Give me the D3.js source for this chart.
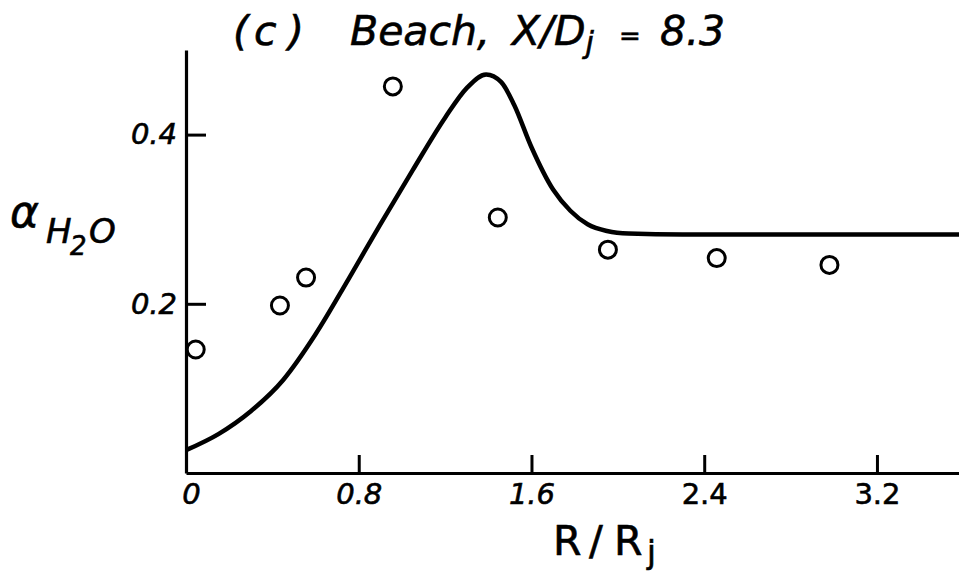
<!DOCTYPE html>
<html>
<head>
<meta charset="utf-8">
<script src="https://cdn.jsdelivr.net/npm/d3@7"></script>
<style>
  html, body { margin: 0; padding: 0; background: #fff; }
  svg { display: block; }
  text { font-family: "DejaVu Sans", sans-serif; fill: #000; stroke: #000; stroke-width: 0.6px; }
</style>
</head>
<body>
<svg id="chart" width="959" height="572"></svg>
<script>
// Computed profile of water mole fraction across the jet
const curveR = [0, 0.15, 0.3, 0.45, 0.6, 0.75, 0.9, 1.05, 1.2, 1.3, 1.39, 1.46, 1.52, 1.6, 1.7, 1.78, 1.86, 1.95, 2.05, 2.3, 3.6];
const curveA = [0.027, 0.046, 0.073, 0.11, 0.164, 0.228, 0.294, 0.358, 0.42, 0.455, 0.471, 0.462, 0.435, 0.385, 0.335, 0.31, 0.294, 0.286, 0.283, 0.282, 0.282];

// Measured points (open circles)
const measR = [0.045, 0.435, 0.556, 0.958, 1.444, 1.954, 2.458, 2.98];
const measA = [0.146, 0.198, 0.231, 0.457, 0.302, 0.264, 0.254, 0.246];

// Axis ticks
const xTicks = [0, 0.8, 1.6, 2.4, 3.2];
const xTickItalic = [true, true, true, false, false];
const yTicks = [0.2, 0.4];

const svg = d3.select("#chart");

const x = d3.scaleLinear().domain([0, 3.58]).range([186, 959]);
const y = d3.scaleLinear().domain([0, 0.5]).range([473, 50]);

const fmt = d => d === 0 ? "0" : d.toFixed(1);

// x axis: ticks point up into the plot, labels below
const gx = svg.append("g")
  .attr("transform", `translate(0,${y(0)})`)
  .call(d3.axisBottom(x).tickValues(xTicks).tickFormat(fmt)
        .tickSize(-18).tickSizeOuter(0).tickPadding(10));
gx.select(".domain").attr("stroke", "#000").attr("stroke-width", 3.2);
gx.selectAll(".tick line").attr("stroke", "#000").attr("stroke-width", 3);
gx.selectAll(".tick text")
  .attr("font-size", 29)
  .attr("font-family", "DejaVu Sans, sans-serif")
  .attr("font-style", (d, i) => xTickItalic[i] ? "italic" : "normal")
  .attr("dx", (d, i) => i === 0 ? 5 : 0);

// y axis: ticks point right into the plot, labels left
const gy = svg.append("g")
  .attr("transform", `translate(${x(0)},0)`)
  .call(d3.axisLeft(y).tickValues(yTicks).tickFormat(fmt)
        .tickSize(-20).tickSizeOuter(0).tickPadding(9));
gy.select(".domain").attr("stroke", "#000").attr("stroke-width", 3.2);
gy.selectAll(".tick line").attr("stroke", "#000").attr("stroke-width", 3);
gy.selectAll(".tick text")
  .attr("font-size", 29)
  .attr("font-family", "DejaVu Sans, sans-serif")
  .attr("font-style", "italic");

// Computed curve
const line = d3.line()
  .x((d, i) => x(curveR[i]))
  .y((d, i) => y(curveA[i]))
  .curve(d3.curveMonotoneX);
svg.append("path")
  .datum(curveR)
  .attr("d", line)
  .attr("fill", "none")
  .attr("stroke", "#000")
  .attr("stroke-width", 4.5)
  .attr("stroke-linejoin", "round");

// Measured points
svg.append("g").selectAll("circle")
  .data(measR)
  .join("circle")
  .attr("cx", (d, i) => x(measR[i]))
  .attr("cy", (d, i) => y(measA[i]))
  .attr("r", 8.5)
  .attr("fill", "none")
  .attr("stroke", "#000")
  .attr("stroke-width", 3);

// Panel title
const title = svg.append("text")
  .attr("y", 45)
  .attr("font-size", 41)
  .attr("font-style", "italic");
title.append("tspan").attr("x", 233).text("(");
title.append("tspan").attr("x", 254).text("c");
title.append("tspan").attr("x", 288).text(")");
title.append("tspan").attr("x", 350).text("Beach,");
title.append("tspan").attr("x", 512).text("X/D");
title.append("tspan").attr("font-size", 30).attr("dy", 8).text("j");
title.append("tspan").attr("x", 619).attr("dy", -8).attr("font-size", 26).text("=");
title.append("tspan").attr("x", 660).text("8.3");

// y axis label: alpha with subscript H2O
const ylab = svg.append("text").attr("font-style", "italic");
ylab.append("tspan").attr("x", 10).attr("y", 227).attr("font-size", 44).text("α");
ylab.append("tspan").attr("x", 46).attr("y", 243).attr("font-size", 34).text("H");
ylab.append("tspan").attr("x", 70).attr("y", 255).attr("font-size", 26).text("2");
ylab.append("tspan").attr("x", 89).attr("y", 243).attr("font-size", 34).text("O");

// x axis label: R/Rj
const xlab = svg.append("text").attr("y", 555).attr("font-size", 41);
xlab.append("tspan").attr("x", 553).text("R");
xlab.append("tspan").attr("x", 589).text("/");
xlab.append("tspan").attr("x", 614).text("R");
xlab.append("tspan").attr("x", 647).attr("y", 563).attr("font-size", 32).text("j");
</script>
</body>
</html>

++++++++

### Short problem
Among the lines of the data above, determine how many contain the word "chart". Report the number alone.

### Reply to the task
3